▸ **PROBLEM TO SOLVE**: Each line that holds the word "this" counts once; give the total for the records below and nothing else.

▸ **SOURCE DATA**:
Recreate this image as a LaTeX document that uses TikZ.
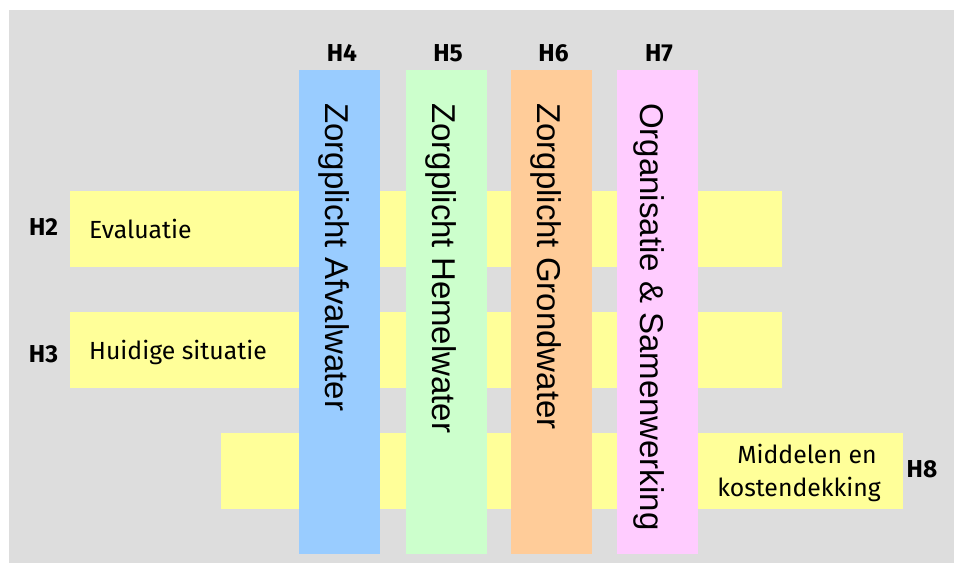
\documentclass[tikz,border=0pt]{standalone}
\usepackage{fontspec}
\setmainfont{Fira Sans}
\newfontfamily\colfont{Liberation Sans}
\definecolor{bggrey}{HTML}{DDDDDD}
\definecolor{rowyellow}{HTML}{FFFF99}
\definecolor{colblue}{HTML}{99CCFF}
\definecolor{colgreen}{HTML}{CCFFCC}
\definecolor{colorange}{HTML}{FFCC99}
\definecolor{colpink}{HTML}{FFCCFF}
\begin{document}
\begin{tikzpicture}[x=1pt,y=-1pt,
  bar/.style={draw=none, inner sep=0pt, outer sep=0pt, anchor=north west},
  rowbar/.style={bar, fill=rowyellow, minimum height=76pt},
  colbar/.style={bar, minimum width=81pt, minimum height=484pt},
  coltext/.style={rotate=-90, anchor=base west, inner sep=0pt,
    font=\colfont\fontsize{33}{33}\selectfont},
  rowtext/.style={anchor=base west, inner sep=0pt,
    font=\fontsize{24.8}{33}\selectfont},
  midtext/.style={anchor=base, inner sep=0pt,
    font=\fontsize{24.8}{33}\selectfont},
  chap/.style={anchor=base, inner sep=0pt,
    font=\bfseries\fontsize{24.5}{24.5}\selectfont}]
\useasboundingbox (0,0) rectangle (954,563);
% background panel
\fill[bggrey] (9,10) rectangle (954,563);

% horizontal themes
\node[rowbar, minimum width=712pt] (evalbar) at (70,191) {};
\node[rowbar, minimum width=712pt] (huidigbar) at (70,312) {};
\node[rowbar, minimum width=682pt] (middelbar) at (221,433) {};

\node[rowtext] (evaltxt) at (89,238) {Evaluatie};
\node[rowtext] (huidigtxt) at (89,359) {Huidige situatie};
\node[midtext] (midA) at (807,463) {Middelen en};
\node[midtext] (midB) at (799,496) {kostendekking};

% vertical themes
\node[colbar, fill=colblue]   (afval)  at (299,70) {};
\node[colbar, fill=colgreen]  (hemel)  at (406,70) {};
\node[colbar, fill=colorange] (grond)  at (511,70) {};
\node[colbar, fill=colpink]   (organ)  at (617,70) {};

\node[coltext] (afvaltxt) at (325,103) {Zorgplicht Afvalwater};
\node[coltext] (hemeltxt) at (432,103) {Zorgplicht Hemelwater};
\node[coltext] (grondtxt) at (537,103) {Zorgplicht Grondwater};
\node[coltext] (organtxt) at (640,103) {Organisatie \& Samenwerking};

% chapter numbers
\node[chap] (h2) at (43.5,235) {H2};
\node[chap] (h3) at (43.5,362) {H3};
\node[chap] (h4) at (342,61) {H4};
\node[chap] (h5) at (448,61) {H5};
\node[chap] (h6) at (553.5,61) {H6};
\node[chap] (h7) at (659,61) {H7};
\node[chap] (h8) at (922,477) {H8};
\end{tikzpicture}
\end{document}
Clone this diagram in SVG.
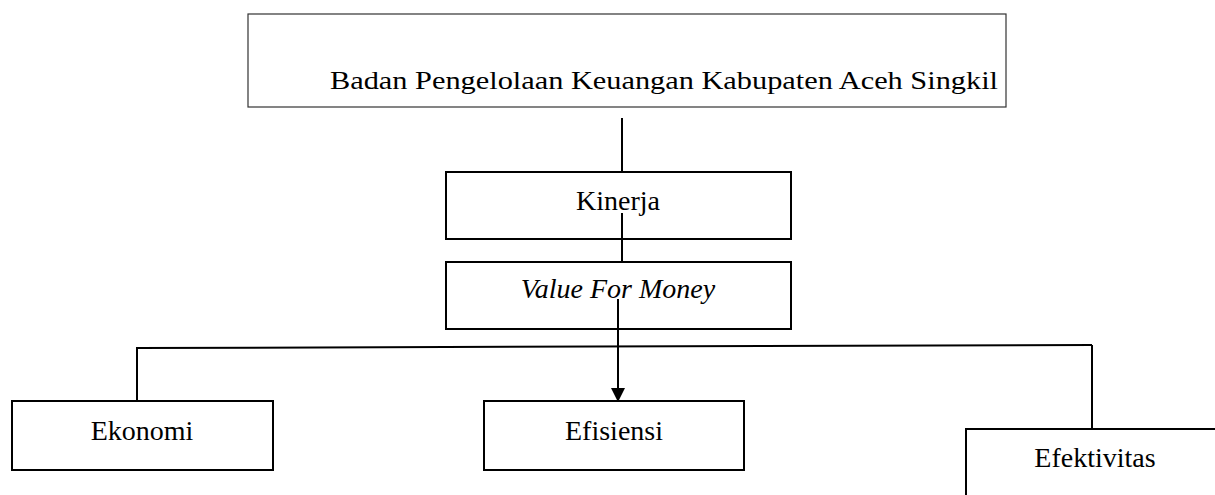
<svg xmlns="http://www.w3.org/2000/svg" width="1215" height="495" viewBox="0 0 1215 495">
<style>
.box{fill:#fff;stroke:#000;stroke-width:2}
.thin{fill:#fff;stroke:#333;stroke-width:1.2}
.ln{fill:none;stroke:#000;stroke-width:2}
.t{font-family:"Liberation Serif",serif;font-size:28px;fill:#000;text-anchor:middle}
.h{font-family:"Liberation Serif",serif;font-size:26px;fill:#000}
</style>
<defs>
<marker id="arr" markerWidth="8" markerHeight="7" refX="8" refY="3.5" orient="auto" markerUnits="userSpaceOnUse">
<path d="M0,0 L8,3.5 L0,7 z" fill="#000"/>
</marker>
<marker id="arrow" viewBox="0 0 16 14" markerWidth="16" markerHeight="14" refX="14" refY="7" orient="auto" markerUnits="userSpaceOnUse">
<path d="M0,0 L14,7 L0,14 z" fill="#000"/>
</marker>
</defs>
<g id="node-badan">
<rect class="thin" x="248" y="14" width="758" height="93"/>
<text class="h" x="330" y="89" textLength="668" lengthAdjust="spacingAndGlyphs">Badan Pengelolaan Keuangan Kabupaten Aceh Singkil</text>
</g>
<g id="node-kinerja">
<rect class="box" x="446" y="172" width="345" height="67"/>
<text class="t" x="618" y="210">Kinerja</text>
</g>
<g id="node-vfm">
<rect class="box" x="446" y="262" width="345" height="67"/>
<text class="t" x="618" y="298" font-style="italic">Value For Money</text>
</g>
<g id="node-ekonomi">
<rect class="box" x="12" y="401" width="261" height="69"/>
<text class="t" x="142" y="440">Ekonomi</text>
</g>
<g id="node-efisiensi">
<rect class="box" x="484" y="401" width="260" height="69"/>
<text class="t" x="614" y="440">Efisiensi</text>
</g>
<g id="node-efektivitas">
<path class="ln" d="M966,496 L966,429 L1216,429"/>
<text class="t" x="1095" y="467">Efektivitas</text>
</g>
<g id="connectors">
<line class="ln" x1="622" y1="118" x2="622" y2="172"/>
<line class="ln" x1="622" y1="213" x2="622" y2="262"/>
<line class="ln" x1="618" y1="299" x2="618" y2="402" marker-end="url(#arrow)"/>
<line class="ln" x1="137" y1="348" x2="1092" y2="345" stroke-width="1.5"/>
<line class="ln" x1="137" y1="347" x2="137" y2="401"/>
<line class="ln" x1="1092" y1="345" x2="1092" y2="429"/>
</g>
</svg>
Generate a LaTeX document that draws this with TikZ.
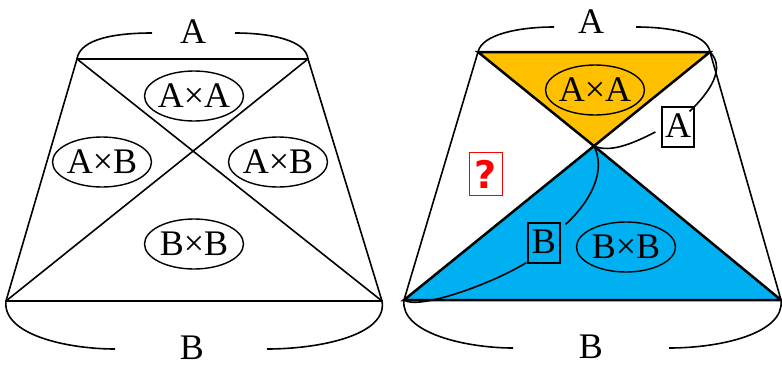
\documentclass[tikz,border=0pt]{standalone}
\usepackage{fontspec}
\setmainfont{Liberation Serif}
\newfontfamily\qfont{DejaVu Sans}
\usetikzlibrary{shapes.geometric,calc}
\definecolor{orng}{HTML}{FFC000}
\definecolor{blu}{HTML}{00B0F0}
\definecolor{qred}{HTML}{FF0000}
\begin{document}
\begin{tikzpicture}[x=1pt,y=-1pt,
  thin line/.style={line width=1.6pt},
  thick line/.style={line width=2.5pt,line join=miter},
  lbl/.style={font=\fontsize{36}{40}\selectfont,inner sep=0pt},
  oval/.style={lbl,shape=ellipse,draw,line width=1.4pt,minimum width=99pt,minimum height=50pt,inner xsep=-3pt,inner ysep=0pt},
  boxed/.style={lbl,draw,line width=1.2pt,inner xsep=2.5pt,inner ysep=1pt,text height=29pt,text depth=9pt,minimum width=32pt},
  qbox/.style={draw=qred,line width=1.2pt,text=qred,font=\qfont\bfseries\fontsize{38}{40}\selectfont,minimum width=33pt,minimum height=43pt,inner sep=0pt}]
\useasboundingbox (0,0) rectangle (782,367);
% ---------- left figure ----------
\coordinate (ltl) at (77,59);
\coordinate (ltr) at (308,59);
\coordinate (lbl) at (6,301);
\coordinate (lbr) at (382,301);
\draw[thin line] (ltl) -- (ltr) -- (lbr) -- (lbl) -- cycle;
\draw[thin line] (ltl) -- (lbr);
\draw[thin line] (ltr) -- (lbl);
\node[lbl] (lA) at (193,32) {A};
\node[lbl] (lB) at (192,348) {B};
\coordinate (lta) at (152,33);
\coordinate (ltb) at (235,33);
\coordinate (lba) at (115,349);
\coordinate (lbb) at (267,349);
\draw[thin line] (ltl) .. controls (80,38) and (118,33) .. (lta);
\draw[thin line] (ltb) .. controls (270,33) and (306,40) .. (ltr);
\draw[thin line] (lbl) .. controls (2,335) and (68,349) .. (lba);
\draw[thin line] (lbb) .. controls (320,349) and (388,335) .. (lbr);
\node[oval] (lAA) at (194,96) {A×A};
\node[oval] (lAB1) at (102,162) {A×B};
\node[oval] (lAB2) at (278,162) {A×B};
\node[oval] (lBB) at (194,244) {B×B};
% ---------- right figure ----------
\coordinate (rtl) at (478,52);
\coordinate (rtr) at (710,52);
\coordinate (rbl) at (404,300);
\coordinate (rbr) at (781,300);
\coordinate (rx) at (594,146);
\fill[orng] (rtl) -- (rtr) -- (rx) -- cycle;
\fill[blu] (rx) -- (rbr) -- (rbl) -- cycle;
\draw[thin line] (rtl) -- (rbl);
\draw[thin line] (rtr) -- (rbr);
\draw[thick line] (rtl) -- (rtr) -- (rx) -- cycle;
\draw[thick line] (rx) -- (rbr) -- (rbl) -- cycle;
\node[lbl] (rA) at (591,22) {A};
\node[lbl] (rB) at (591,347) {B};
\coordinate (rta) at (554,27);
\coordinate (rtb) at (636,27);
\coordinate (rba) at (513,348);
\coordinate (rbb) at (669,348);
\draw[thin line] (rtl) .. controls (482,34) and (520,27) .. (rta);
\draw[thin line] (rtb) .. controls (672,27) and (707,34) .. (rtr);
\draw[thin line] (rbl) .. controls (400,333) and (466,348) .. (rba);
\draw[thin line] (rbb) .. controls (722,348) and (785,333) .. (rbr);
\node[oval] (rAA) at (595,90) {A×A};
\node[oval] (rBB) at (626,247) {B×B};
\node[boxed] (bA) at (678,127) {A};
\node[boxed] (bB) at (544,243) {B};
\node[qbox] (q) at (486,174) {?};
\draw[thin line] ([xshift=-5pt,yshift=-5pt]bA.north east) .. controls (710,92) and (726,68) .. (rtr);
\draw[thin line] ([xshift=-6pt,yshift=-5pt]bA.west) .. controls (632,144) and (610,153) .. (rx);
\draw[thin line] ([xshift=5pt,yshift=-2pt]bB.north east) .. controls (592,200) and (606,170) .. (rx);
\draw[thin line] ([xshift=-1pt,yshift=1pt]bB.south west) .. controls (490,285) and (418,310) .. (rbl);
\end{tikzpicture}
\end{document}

▸ **THE RESULT**: 3